Re: "stochastic" flawless copy pasta from Google but a Markov chain is still an example of a (finite) state machine and is not itself an implementation of anything.

ngram Language Models are an implementation though, and is not a competing concept:

With a language model, you could talk about "a three word Markov chain" or you can simply say "a trigram". You can say "A Markov chain of variable length" or you can say "an ngram". That is all that is meant regarding those 2.

If a Markov assumption is that you can predict the next word based on knowing all the previous words, then a bigram assumption would be that you can predict the next word based on the previous 1 word. A trigram assumption is that you can predict a word with 2 previous words, because they're all 3 part of the same trigram.

More from Stanford on language models (LM):

> "Models that assign probabilities to sequences of words are called language models or LMs.

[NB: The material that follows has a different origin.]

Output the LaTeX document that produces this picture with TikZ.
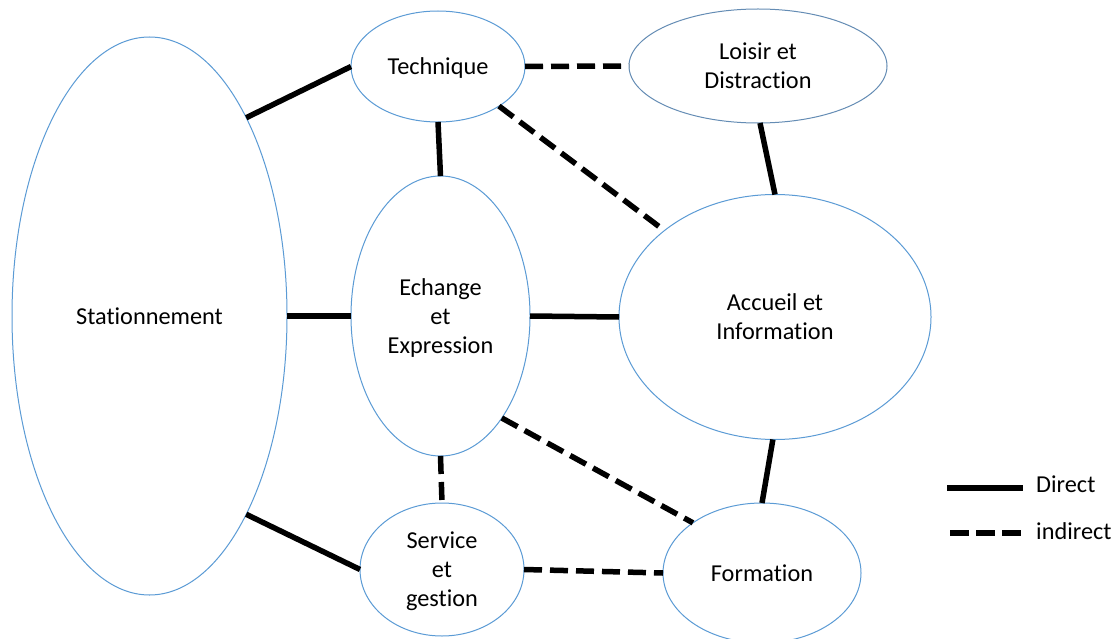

In this chapter we introduce the simplest model that assigns probabilities to sentences and sequences of words, the n-gram."

> "Markov models are the class of probabilistic models that assume we can predict the probability of some future unit without looking too far into the past. We can generalize the bigram (which looks one word into the past) to the trigram (which looks two words into the past) and thus to the n-gram."

https://web.stanford.edu/~jurafsky/slp3/old_jan23/3.pdf

Looking forward to your next comment!